As I’m sitting outside (in this be-ay-you-tiful RVA summer weather), I remind myself that my sophomore year of college is about to start and I can’t help but to think about where I was mentally a year ago, about to start my freshman year. This kind of reminiscing and ruminating typically calls for the phrase: “I’ve grown as a person”
Man I hate it when people say that. “I’ve grown so much as a person since I’ve met you/did that thing/got a new job/went to college”. Growing as a person doesn’t mean in height, which would make sense, if you took the phrase literally. It means mentally, emotionally, psychologically, you know, all those things that only you can measure. I could tell you that I “grew as a person” when I started working at the pharmacy but what I really mean is that I improved my social skills with customers and learned the names of drugs and how unhappy people can be when they don’t have any refills on their prescriptions. Weird little things I know you really care about.

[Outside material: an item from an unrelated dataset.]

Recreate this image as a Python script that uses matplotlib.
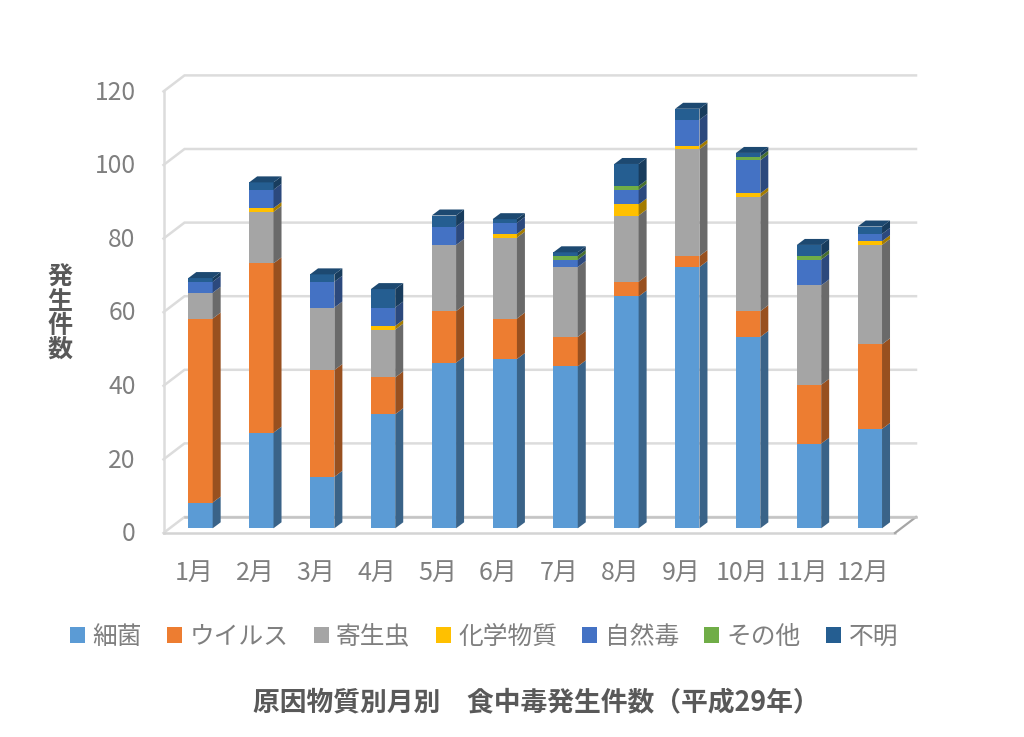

The part that kinda bothers me most is that when someone tells you about how they “grew as a person” it can come off kinda braggy. Like if you came up to me and said “You know, I’ve grown so much as a person since I did that camp helping the endangered whales of off the Pacific Coast for three months last summer”, well I’d be extremely jealous of you at first, but then I’d also be like “You seem pretty much the same as you did before so no you didn’t. And please stop bragging about how you’re living dreams of mine”. You can’t really measure how someone else grows or feels, it’s an internal thing. Also, the bragginess makes people seem immature to me so in my strange mind, it overcomes and beats up the your “growing as a person” in my head and you lose like, 3 hypothetical years.
Even though my first two semesters went by with a whole bunch of whatnots, I still feel pretty much the same. Is “growing as a person” something that kinda levels off at a certain point? Does your brain kinda say, “okay, eighteen was a good year for you, let’s just stay that way forever?”
Even though I may be “getting older and more experienced” (my new politically correct way of saying “growing as a person”), I still sometimes feel like a confused child who needs a hella lot of guidance. So if you or someone you know is selling their little angel that sits on your shoulder and gives good life advice, I’m in the market.